Entries with chart source code:
** begin **

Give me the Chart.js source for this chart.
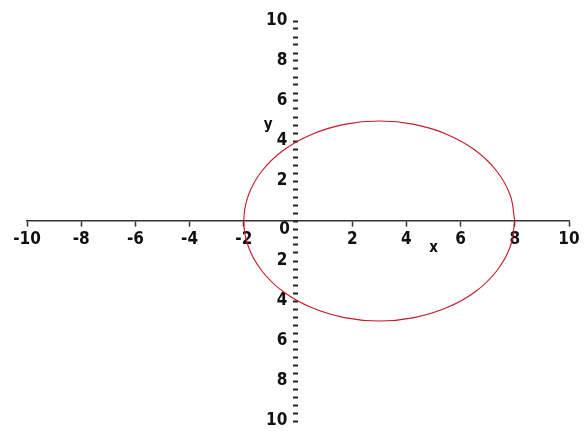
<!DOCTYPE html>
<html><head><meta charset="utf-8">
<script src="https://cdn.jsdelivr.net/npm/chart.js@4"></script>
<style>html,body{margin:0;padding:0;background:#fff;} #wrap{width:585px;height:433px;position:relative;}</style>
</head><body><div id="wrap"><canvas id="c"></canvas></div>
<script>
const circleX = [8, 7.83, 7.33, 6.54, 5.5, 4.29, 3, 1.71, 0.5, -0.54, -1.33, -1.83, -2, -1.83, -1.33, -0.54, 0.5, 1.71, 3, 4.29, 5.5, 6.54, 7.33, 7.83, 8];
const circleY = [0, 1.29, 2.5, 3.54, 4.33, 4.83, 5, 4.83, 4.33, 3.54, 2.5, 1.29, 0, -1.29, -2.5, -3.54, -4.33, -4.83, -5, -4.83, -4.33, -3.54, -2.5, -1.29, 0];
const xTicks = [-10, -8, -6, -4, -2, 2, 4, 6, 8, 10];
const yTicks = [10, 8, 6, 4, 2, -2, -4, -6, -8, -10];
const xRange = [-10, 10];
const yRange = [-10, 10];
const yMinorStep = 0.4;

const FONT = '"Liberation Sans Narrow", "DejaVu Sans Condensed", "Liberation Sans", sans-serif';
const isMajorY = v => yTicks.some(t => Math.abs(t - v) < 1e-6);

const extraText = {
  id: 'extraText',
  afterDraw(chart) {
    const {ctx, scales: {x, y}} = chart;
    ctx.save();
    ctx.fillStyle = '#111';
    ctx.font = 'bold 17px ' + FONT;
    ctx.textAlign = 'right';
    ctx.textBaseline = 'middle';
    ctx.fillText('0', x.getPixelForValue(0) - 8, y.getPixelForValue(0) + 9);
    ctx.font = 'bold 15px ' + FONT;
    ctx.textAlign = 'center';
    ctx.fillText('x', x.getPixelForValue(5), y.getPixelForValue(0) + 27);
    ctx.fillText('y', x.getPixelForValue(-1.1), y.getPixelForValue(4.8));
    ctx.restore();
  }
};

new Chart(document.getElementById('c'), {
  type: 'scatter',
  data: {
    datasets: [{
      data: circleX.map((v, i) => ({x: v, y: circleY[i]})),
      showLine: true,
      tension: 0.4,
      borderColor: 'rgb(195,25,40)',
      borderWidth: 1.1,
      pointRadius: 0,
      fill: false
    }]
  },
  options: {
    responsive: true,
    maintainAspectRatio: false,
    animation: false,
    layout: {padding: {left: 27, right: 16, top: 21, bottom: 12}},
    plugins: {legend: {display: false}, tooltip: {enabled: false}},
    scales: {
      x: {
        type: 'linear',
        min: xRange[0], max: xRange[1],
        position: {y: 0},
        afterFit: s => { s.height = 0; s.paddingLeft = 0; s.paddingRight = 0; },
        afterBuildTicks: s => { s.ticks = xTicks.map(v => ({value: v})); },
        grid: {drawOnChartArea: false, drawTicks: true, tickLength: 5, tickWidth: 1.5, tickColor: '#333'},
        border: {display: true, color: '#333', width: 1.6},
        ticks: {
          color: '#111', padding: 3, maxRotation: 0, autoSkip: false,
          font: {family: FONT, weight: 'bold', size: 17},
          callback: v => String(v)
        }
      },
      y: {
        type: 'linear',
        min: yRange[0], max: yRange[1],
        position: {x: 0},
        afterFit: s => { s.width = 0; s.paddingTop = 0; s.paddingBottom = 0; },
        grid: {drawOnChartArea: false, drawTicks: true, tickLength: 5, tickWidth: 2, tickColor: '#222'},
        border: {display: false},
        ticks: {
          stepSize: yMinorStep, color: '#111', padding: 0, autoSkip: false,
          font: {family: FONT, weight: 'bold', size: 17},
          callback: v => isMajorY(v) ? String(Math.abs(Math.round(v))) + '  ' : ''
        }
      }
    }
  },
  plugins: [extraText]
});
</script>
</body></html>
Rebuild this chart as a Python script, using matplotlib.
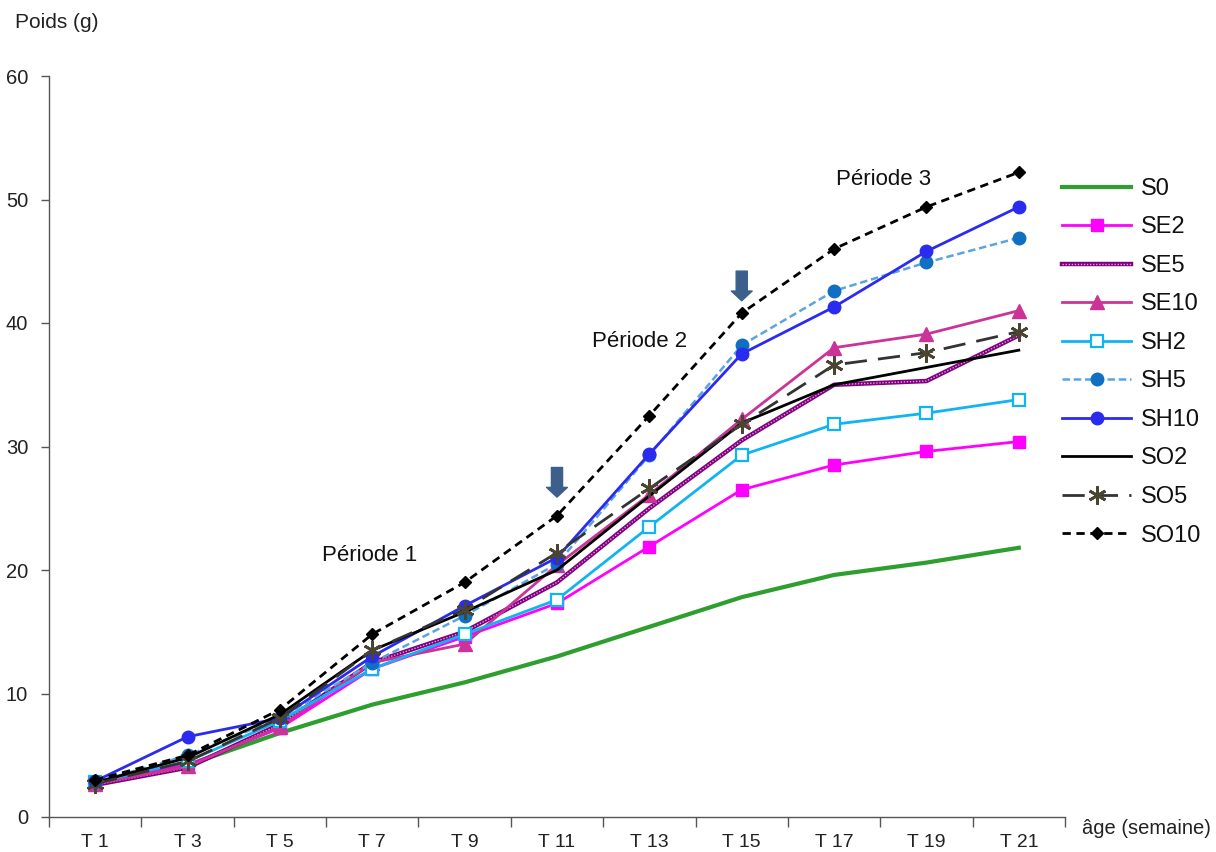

** end **

Work out the count of lines containing the word "script", then write only that count.

4